Joan Armatrading – London, Hammersmith Odeon :: London, Hammersmith Odeon
Alles ist schwarz an dieser Frau: die Haare, der Teint, die Klamotten, die Schuhe – und die Stimme, die Stimme erst recht. Auch die Band trägt Schwarz – ohne Ausnahme. „Ich glaube, wir durchlaufen zur Zeit eine schwarze Phase“, frotzelt Joan Armatrading und bringt unverhofft Licht ins Dunkel, indem sie ihr Honigkuchen-Lächeln über beide Backen ausbreitet. Doch darauf beschränkt sich denn auch schon die Schwarzweiß-Malerei der 39jährigen Sängerin, denn auf der Bühne des Hammersmith Odeon ist Facettenreichtum und ständige Abwechslung angesagt. Schließlich kann Joan Armatrading aus einem äußerst reichhaltigen Repertoire von mehr als 140 Songs schöpfen.
Routiniert ihr Auftritt: Sehr selbstbewußt und gemessenen Schrittes betritt sie die Bühne, richtet ihren festen Blick wie ein Spotlight ins Publikum und fuhrt damit die in letzter Zeit immer wieder bemühten Vergleiche mit der schüchternen Tracy Chapman schnell ad absurdum. Als Einstieg genügt ihr eine sehr behutsame Interpretation von „All The Way From America“, erst dann folgt das fröhliche „I’m Lucky“, dessen druckvolle Synthesizer-Fanfare sich nach wie vor gut als Anmacher eignet.
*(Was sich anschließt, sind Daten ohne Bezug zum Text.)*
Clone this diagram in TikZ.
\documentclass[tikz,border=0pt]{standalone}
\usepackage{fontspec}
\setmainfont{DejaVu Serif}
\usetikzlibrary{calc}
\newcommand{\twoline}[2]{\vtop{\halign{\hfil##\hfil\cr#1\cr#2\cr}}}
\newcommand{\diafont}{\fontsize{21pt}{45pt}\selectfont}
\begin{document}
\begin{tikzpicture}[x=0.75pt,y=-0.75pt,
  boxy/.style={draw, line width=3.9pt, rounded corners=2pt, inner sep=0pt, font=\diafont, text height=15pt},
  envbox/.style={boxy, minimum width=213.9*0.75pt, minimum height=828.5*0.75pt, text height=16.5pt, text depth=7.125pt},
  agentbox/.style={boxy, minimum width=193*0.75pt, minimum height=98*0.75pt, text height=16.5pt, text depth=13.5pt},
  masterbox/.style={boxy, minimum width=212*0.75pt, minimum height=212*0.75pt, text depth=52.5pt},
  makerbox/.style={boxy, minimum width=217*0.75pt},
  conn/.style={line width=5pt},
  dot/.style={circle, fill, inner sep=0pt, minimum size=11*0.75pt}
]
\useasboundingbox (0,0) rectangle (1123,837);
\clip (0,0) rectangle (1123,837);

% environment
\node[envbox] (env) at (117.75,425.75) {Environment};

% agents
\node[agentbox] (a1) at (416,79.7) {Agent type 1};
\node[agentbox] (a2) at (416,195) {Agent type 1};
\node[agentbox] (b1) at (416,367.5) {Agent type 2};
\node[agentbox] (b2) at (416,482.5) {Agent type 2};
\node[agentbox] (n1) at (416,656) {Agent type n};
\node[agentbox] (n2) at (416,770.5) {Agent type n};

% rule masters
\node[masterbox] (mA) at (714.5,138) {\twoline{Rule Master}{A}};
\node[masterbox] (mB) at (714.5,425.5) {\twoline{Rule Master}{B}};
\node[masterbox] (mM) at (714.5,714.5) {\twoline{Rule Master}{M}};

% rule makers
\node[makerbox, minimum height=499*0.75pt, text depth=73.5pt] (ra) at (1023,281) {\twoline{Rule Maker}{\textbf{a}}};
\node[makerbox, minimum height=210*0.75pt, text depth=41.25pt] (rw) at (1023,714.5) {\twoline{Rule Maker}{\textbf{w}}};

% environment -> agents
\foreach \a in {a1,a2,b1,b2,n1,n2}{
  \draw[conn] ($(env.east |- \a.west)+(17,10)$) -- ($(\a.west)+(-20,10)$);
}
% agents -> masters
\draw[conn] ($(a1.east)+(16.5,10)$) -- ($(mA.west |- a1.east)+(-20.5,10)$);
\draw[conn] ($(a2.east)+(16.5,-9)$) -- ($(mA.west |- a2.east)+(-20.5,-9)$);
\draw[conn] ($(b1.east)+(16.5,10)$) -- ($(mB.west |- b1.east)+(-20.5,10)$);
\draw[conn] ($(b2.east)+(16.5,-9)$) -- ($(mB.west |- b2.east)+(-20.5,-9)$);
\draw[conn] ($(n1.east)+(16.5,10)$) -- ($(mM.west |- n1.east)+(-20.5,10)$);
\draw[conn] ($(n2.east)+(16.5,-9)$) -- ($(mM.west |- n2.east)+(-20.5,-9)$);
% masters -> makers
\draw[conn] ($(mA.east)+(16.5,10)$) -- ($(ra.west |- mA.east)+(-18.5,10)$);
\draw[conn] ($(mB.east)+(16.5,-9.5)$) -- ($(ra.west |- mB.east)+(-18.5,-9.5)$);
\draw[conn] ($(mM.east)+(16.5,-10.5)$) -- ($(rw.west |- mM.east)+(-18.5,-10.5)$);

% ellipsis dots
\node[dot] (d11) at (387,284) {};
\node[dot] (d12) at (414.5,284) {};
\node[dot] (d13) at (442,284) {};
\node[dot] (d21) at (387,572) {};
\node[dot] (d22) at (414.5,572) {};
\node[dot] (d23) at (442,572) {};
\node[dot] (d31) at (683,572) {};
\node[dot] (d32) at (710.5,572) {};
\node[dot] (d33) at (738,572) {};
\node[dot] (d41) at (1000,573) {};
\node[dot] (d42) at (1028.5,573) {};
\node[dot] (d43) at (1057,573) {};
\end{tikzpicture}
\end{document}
Danach der erste Griff zur Gitarre – und sie spielt „Free“, den ersten Song vom neuen Album HEARTS AND FLOWERS, bei dem ihr Gesang in den höheren Lagen allerdings einige Schwachstellen offenbart. Dafür ist die Band nach zwölf Gigs ordentlich eingespielt und überzeugt durch einen sehr kompakten, schlüssigen Sound.
Statt den Saal nach den ersten zehn Minuten mit einigen schnelleren Nummern aufzutauen, bringt Joan zunächst lieber ein Set mit drei Reggae-Songs
sowie eine sehr atmosphärische Version von „The Shouting Stage“, die weitaus freier arrangiert ist als auf der gleichnamigen Platte. Gut zur Geltung kommt dabei die zwar schlichte, aber dennoch sehr effektvolle und ideenreiche Light-Show, als deren Grundsäulen vier mit Leinen bespannte Diagonalen fungieren, auf denen sich ein Spektrum zumeist kühler Farben in immer neuen, überraschenden Variationen tummelt. Trotzdem sitzen die Fans wie Blei in den Stühlen: Andächtiges Lauschen statt emotionsgeladener Aktion ist angesagt, ehe Joan nach einer Reihe neuerer Stücke mit einem schneidend scharfen Gitarrensolo in „The Devil I Know“ endlich etwas mehr Elan in die Show bringt und selbst hartgesottenen Zuhörern eine Extraportion Leben einhaucht. Natürlich darf „Love And Affection“ nicht fehlen, ebenso wie der live seit Jahren erfolgreiche Doppeldecker „Kissin‘ And A Huggin’/Show Some Emotion“, der noch nie so funky und mitreißend klang.
Und zum Schluß sangen alle mit. Wie immer. Beim Wiegenlied von der Weide, bei „Willow“. Eine Stimmung wie im Advent.